I think you are looking at this through a too-narrow prism. I would opine that, although worldwide freedoms rise and ebb, the world today is more free than ever. One just needs look at this from a long-history viewpoint.

Example, pan back to the cold war era, and look at the Warsaw Pact countries. Approximately 1/2 of Europe lived under a pretty brutal form of government. Today, most of those countries live in a, relatively speaking, improved state. Poland, the Czechs, Ukrainians, Romania, etc. I think that living in East Germany with the Stazi running around would have been less than cool.

Pan back a little more, to WWII days. The Germans had put much of Europe under the Nazi boot, Stalin killed millions of his own people, Japan lived under the rule of the Emperor.

I would argue that, prior to the rise of the United States (or the Enlightenment, depending on your point of view), the thought of people actually governing themselves was laughable around the world.
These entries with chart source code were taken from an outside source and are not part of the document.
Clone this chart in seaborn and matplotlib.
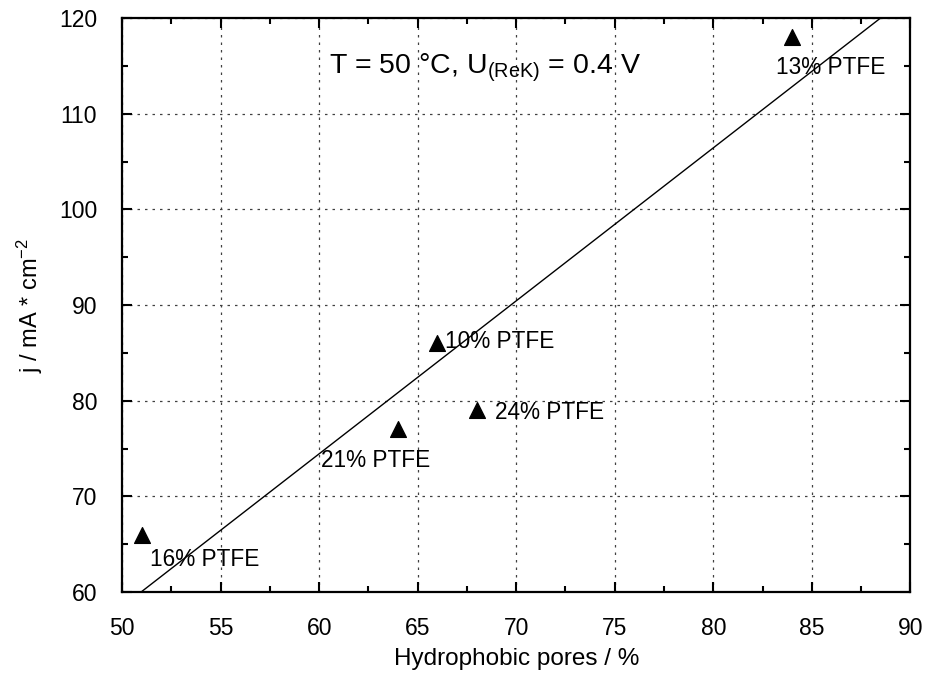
import matplotlib
matplotlib.use("Agg")
import matplotlib.pyplot as plt
from matplotlib.ticker import MultipleLocator
import pandas as pd
import seaborn as sns

# measured points
pores = [51, 64, 66, 68, 84]
current = [66, 77, 86, 79, 118]
labels = ["16% PTFE", "21% PTFE", "10% PTFE", "24% PTFE", "13% PTFE"]
# label anchor (left, centre) in data coords
label_x = [51.4, 60.1, 66.4, 68.9, 83.2]
label_y = [63.4, 73.8, 86.2, 78.8, 114.8]

# linear fit line end points
fit_x = [50.96, 88.48]
fit_y = [60, 120]

sns.set_style("ticks")
plt.rcParams['font.family'] = ['Liberation Sans', 'DejaVu Sans']
plt.rcParams['mathtext.default'] = 'regular'
plt.rcParams['text.color'] = 'black'
plt.rcParams['axes.labelcolor'] = 'black'
plt.rcParams['xtick.color'] = 'black'
plt.rcParams['ytick.color'] = 'black'
plt.rcParams['axes.edgecolor'] = 'black'

df = pd.DataFrame({"pores": pores, "j": current})
fit = pd.DataFrame({"x": fit_x, "y": fit_y})

fig = plt.figure(figsize=(9.26, 6.75), dpi=100)
ax = fig.add_axes([0.132, 0.123, 0.851, 0.850])

sns.lineplot(data=fit, x="x", y="y", ax=ax, color="black", lw=1.0)
sns.scatterplot(data=df, x="pores", y="j", ax=ax, marker="^", s=130,
                color="black", edgecolor="black", zorder=3)

for lx, ly, t in zip(label_x, label_y, labels):
    ax.text(lx, ly, t, fontsize=16.3, ha="left", va="center")

ax.text(60.5, 114.8, r"T = 50 °C, U$_{(ReK)}$ = 0.4 V", fontsize=20.5,
        ha="left", va="center")

ax.set_xlim(50, 90)
ax.set_ylim(60, 120)
ax.xaxis.set_major_locator(MultipleLocator(5))
ax.xaxis.set_minor_locator(MultipleLocator(2.5))
ax.yaxis.set_major_locator(MultipleLocator(10))
ax.yaxis.set_minor_locator(MultipleLocator(5))

ax.grid(True, which="major", color="0.25", linestyle=(0, (2, 4)), lw=0.9)
ax.tick_params(which="both", direction="in", top=True, right=True,
               width=1.5, labelsize=16.5)
ax.tick_params(which="major", length=7, pad=18)
ax.tick_params(which="minor", length=4)
for s in ax.spines.values():
    s.set_linewidth(1.6)
    s.set_visible(True)

ax.set_xlabel("Hydrophobic pores / %", fontsize=17.5, labelpad=6)
ax.set_ylabel(r"j / mA * cm$^{-2}$", fontsize=17, labelpad=10)

fig.savefig("out.png", dpi=100)
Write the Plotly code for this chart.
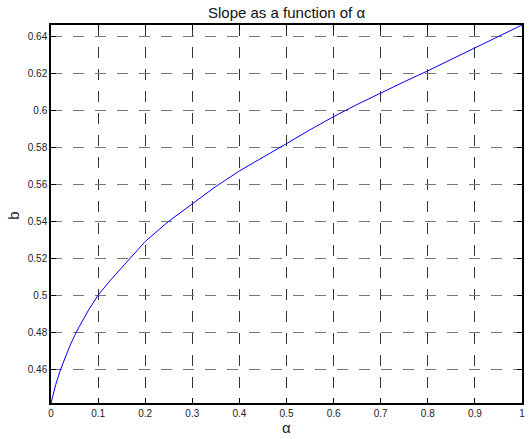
import plotly.graph_objects as go

# Data
alpha = [0.0, 0.01, 0.02, 0.03, 0.04, 0.05, 0.06, 0.08, 0.10, 0.125, 0.15, 0.175,
         0.20, 0.25, 0.30, 0.35, 0.40, 0.45, 0.50, 0.55, 0.60, 0.65, 0.70, 0.75,
         0.80, 0.85, 0.90, 0.95, 1.0]
slope_b = [0.4416, 0.4515, 0.4595, 0.4665, 0.4725, 0.4780, 0.4830, 0.4920, 0.5000, 0.5077, 0.5150, 0.5222,
           0.5290, 0.5400, 0.5495, 0.5588, 0.5672, 0.5748, 0.5820, 0.5895, 0.5966, 0.6032, 0.6095, 0.6155,
           0.6214, 0.6276, 0.6336, 0.6398, 0.6462]

x_ticks = [0, 0.1, 0.2, 0.3, 0.4, 0.5, 0.6, 0.7, 0.8, 0.9, 1]
x_tick_labels = ["0", "0.1", "0.2", "0.3", "0.4", "0.5", "0.6", "0.7", "0.8", "0.9", "1"]
y_ticks = [0.46, 0.48, 0.50, 0.52, 0.54, 0.56, 0.58, 0.60, 0.62, 0.64]
y_tick_labels = ["0.46", "0.48", "0.5", "0.52", "0.54", "0.56", "0.58", "0.6", "0.62", "0.64"]

title_text = "Slope as a function of α"
x_label = "α"
y_label = "b"

FONT = "Liberation Sans, Arial, sans-serif"

fig = go.Figure()
fig.add_trace(go.Scatter(
    x=alpha, y=slope_b, mode="lines",
    line=dict(color="#0000FF", width=1),
    showlegend=False, hoverinfo="skip",
))

axis_common = dict(
    showline=True, linecolor="black", linewidth=1.5, mirror="ticks",
    ticks="inside", ticklen=5, tickcolor="black", tickwidth=1,
    showgrid=True, griddash="11px,11px", gridwidth=1,
    zeroline=False, automargin=False,
    tickfont=dict(family=FONT, size=10, color="#222"),
)

fig.update_xaxes(
    **axis_common,
    range=[0, 1], tickvals=x_ticks, ticktext=x_tick_labels,
    gridcolor="#333",
)
fig.update_yaxes(
    **axis_common,
    range=[0.4416, 0.6462], tickvals=y_ticks, ticktext=y_tick_labels,
    gridcolor="#777",
)

fig.update_layout(
    width=530, height=439,
    margin=dict(l=51, r=8, t=25, b=36, autoexpand=False),
    paper_bgcolor="white", plot_bgcolor="white",
    annotations=[
        dict(text=title_text, xref="paper", yref="paper", x=0.5, y=1.005,
             xanchor="center", yanchor="bottom", showarrow=False,
             font=dict(family=FONT, size=15, color="#111")),
        dict(text=x_label, xref="paper", yref="paper", x=0.5, y=-0.066,
             xanchor="center", yanchor="middle", showarrow=False,
             font=dict(family=FONT, size=15, color="#222")),
        dict(text=y_label, xref="paper", yref="paper", x=-0.0786, y=0.495,
             xanchor="center", yanchor="middle", textangle=-90, showarrow=False,
             font=dict(family=FONT, size=15, color="#222")),
    ],
)

# Remove the browser's default 8px body margin so the figure fills the window.
fig.write_html("out.html", config={"displayModeBar": False},
               post_script="document.body.style.margin='0';")
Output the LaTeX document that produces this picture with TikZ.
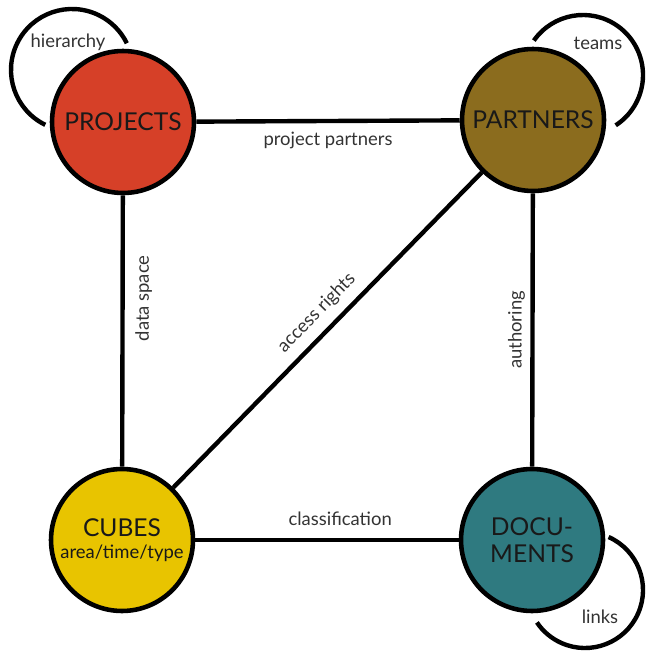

Few are the examples of representative government throughout history.

This doesn't mean that people can avoid being vigilant to maintain their democracy. In fact, people in a democracy must work hard to maintain their freedoms, as opposed to folks being essentially cattle under any other form of government.

One advantage that we have today, in the context of protecting freedoms, is mass high speed media. In most places in the world, the world knows immediately when governments crack down on their people. This is a pretty good deal. When the Russian army stomps through Georgia, or another Muslim ruler jails or beheads a Christian, it becomes news pretty fast.